Set thumb sts. aside and reconnect hand stitches to continue in the round.
Keep going until the hand is big enough to fit.
Um, decrease a few rows in there somewhere, and on your last round, do a full-on knit-purl-knit-purl to connect the two layers (so the inside layer won't come out when you pull your hand out of the mitten). I think I ended up with about 12 stitches at the end. It makes a pretty star at the top. Then run the end of the yarn through those last 12 stitches and pull tight. Weave in end.
Return thumb stitches to needles, knit the thumb until it's long enough, do a round of p2tog decreases on the inside layer, then a round of k2tog decreases on the outside layer. Do one row of kpkp like for the top of the mitten, then close off the top of the thumb. Weave in ends, and use the beginning-thumb tail to close up the hole between the thumb and the hand.

If desired, use remaining yarn to crochet a chain, and connect the chain to the wrist of each mitten. String through coat sleeves and pretend you are a four-year-old!

Watch out, because these took me a freakin' month to make. Double-knitting is soooooo sloooooowww.

Mittens for Ben

(editor's note: I wrote this post a month ago, but was having technical difficulties... photos added to next post.)

Dear Sweet Ben (DSB) lives around the corner from me. He is NOT the same Ben who lives down the street, for whom I made a pair of Dashings last year (and no, I have never seen him wear them). DSB is an alumnus of my undergrad college in Iowa, and just happened to move here a year-and-some ago to go to grad school -- and we would have never known each other, except that another neighbor, a person in his grad department, connected us. He’s good-natured and kind, and just a very nice person. We try to be good neighbors to each other – sharing garden produce, the occasional houseplant/cat-sitting, I’ll give him a ride to school (or partway) if I see him out walking in the dead of winter, etc.

DSB got mild frostbite on his fingertips last winter, carrying his groceries home from the co-op without his gloves on. I promised him I’d make gloves, and even went so far as to ask him what color his coat is and buy the appropriate yarn (basic light gray Cascade 220), but then the weather warmed up and the need was not urgent. Now that the air is getting colder in that inevitable decline toward Real Winter, I need to make good on my promise. Also, when my grandmother died last month, DSB was totally willing to care for Doc at a moment’s notice. I’m also going to bake cookies. He deserves a big thank-you from the Holyknitter household. As does his girlfriend Jamie, who also rocks equally (even though she was out of town when Grandma died, so she wasn’t around to help with the cat this time – she has in the past)(I will probably make her mittens at some point, too, but haven't done any planning for that yet).

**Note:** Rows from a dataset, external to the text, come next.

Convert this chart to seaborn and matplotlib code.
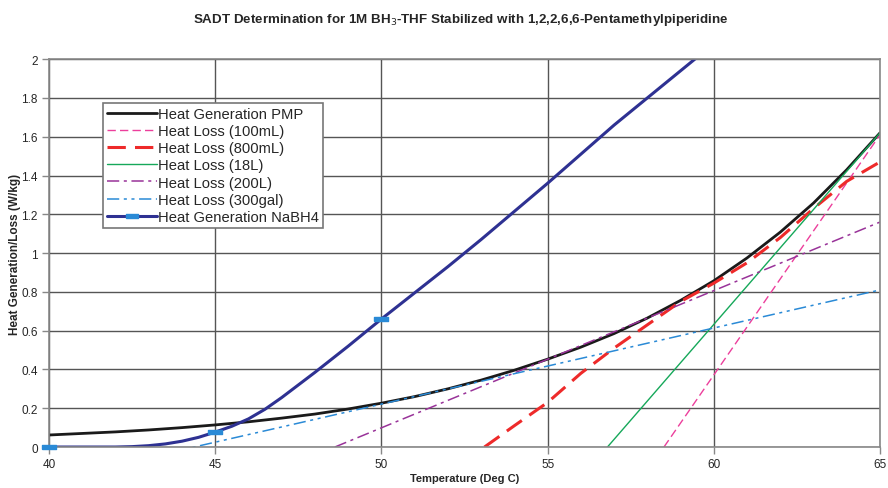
import numpy as np
import pandas as pd
import matplotlib
matplotlib.use("Agg")
import matplotlib.pyplot as plt
import seaborn as sns

# values
pmp_x = [40, 41, 42, 43, 44, 45, 46, 47, 48, 49, 50, 51, 52, 53, 54, 55,
         56, 57, 58, 59, 60, 61, 62, 63, 64, 65]
pmp_y = [0.062, 0.070, 0.078, 0.088, 0.100, 0.114, 0.130, 0.149, 0.170, 0.196,
         0.226, 0.260, 0.300, 0.345, 0.396, 0.453, 0.515, 0.585, 0.665, 0.756,
         0.857, 0.975, 1.108, 1.258, 1.430, 1.620]

loss100_x = [58.5, 65]
loss100_y = [0.0, 1.61]

loss800_x = [53.1, 54, 55, 56, 57, 58, 59, 60, 61, 62, 63, 64, 65]
loss800_y = [0.0, 0.11, 0.23, 0.38, 0.51, 0.63, 0.75, 0.845, 0.95, 1.08, 1.23, 1.37, 1.47]

loss18_x = [56.8, 65]
loss18_y = [0.0, 1.62]

loss200_x = [48.6, 65]
loss200_y = [0.0, 1.16]

loss300_x = [43.6, 65]
loss300_y = [-0.03, 0.81]

nabh4_x = [40, 41, 42, 42.5, 43, 43.5, 44, 44.5, 45, 45.5, 46, 46.5, 47, 47.5, 48,
           49, 50, 51, 52, 53, 54, 55, 56, 57, 58, 59, 60]
nabh4_y = [0.0, 0.0, 0.0, 0.002, 0.007, 0.016, 0.030, 0.050, 0.077, 0.107, 0.145,
           0.195, 0.255, 0.320, 0.385, 0.520, 0.660, 0.795, 0.93, 1.07, 1.215,
           1.36, 1.51, 1.66, 1.80, 1.94, 2.08]
nabh4_mark_x = [40, 45, 50]
nabh4_mark_y = [0.0, 0.077, 0.66]

series = [
    ("Heat Generation PMP", pmp_x, pmp_y, "#1a1a1a", 2.0, "-"),
    ("Heat Loss (100mL)", loss100_x, loss100_y, "#ec3f9c", 1.0, (0, (6, 3))),
    ("Heat Loss (800mL)", loss800_x, loss800_y, "#ee2a2a", 2.2, (0, (6, 3))),
    ("Heat Loss (18L)", loss18_x, loss18_y, "#16a85a", 1.0, "-"),
    ("Heat Loss (200L)", loss200_x, loss200_y, "#993399", 1.1, (0, (8, 3, 2, 3))),
    ("Heat Loss (300gal)", loss300_x, loss300_y, "#2a8ad6", 1.1, (0, (8, 3, 2, 3, 2, 3))),
    ("Heat Generation NaBH4", nabh4_x, nabh4_y, "#2e3192", 2.2, "-"),
]

sns.set_style("white")
plt.rcParams["font.family"] = ["Liberation Sans", "DejaVu Sans"]

fig = plt.figure(figsize=(8.88, 4.89), dpi=100)
ax = fig.add_axes([0.0552, 0.0838, 0.9358, 0.7932])

for name, xs, ys, col, lw, ls in series:
    df = pd.DataFrame({"x": xs, "y": ys})
    sns.lineplot(data=df, x="x", y="y", ax=ax, color=col, linewidth=lw,
                 linestyle=ls, estimator=None, sort=False, legend=False)

# small light-blue data markers on the NaBH4 curve
rect = [(-1, -0.35), (1, -0.35), (1, 0.35), (-1, 0.35), (-1, -0.35)]
ax.plot(nabh4_mark_x, nabh4_mark_y, linestyle="none", marker=rect,
        markersize=10, color="#2a8ad6", clip_on=False, zorder=5)

ax.set_xlim(40, 65)
ax.set_ylim(0, 2)
ax.set_xticks([40, 45, 50, 55, 60, 65])
ax.set_yticks([0, 0.2, 0.4, 0.6, 0.8, 1.0, 1.2, 1.4, 1.6, 1.8, 2.0])
ax.set_yticklabels(["0", "0.2", "0.4", "0.6", "0.8", "1", "1.2", "1.4", "1.6", "1.8", "2"])
ax.grid(True, color="#555555", linewidth=1.0)
ax.set_axisbelow(True)
for s in ax.spines.values():
    s.set_color("#888888")
    s.set_linewidth(1.2)
ax.tick_params(axis="both", length=5, width=1, color="#888888", labelsize=8.5,
               direction="out", left=True, bottom=True, pad=3)

ax.set_xlabel("Temperature (Deg C)", fontsize=8, fontweight="bold", labelpad=2)
ax.set_ylabel("Heat Generation/Loss (W/kg)", fontsize=8.5, fontweight="bold", labelpad=0)

fig.suptitle("SADT Determination for 1M BH$_3$-THF Stabilized with 1,2,2,6,6-Pentamethylpiperidine",
             x=0.519, y=0.975, fontsize=9.6, fontweight="bold")

handles = [plt.Line2D([], [], color=c, linewidth=lw, linestyle=ls)
           for _, _, _, c, lw, ls in series]
handles[-1] = plt.Line2D([0, 1, 2], [0, 0, 0], color="#2e3192", linewidth=2.2,
                         marker=rect, markersize=9, markerfacecolor="#2a8ad6",
                         markeredgecolor="#2a8ad6", markevery=[1])
leg = ax.legend(handles, [s[0] for s in series], loc="upper left",
                bbox_to_anchor=(0.065, 0.887), fontsize=10.6, frameon=True,
                fancybox=False, edgecolor="#777777", framealpha=1,
                borderpad=0.25, labelspacing=0.22, handlelength=3.4,
                handletextpad=0.1, borderaxespad=0)
leg.get_frame().set_linewidth(1.2)

fig.savefig("out.png", dpi=100)
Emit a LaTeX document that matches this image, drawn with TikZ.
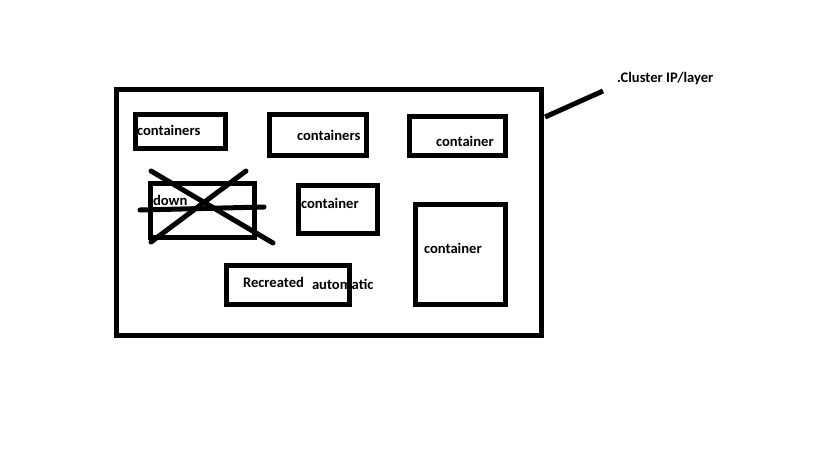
\documentclass[tikz,border=0pt]{standalone}
\usepackage{fontspec}
\setmainfont{Carlito}
\begin{document}
\begin{tikzpicture}[x=1pt,y=-1pt,
  box/.style={draw=black,line width=5pt,rectangle,inner sep=0pt,outer sep=0pt},
  lbl/.style={anchor=base west,inner sep=0pt,outer sep=0pt,font=\fontsize{14.6}{16}\selectfont\bfseries,text=black},
  stroke/.style={line width=5pt,line cap=round}]
\useasboundingbox[fill=white] (0,0) rectangle (819,460);
% labels first (the box edge covers part of "automatic")
\node[lbl] (t1) at (137,135) {containers};
\node[lbl] (t2) at (297,140) {containers};
\node[lbl] (t3) at (436,146) {container};
\node[lbl] (t4) at (153,205) {down};
\node[lbl] (t5) at (301,208) {container};
\node[lbl] (t6) at (424,253) {container};
\node[lbl] (t7) at (243,287) {Recreated};
\node[lbl] (t8) at (312,289) {automatic};
\node[lbl] (t9) at (617,82) {.Cluster IP/layer};
% boxes
\node[box,minimum width=425pt,minimum height=246pt] (outer) at (328.5,212) {};
\node[box,minimum width=90pt,minimum height=34pt] (b1) at (180,131) {};
\node[box,minimum width=97pt,minimum height=41pt] (b2) at (317.5,134.5) {};
\node[box,minimum width=96pt,minimum height=39pt] (b3) at (457,135.5) {};
\node[box,minimum width=104pt,minimum height=54pt] (bdown) at (202,210) {};
\node[box,minimum width=79pt,minimum height=48pt] (b5) at (337.5,209) {};
\node[box,minimum width=90pt,minimum height=100pt] (b6) at (460,254) {};
\node[box,minimum width=123pt,minimum height=39pt] (b7) at (287.5,284.5) {};
% strike-through marks
\coordinate (x1a) at (151,171); \coordinate (x1b) at (273,243);
\coordinate (x2a) at (246,171); \coordinate (x2b) at (151,242);
\coordinate (x3a) at (140,210); \coordinate (x3b) at (264,207);
\draw[stroke] (x1a) -- (x1b);
\draw[stroke] (x2a) -- (x2b);
\draw[stroke] (x3a) -- (x3b);
% cluster pointer
\coordinate (c1) at (545,117);
\coordinate (c2) at (603,91);
\draw[stroke,line cap=butt] (c1) -- (c2);
\end{tikzpicture}
\end{document}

Anyway, DSB is getting a pair of double-knitted mittens (I'm using size 5s, so they'll be nice and dense as well as double-layered! No frostbite here!), complete with feeding-through-coat-sleeves string. It’s been a loooong time since I’ve done any double-knitting, so it’s taken me a while to get the hang of it. I’m not quite sure what I’m going to do with the thumb, as double-knitting one seems like it will be a pain. Then again, I do have to increase for a gusset anyway. We’ll see what I decide.

Don't you love how I leave you in such suspense at the end of my blog posts?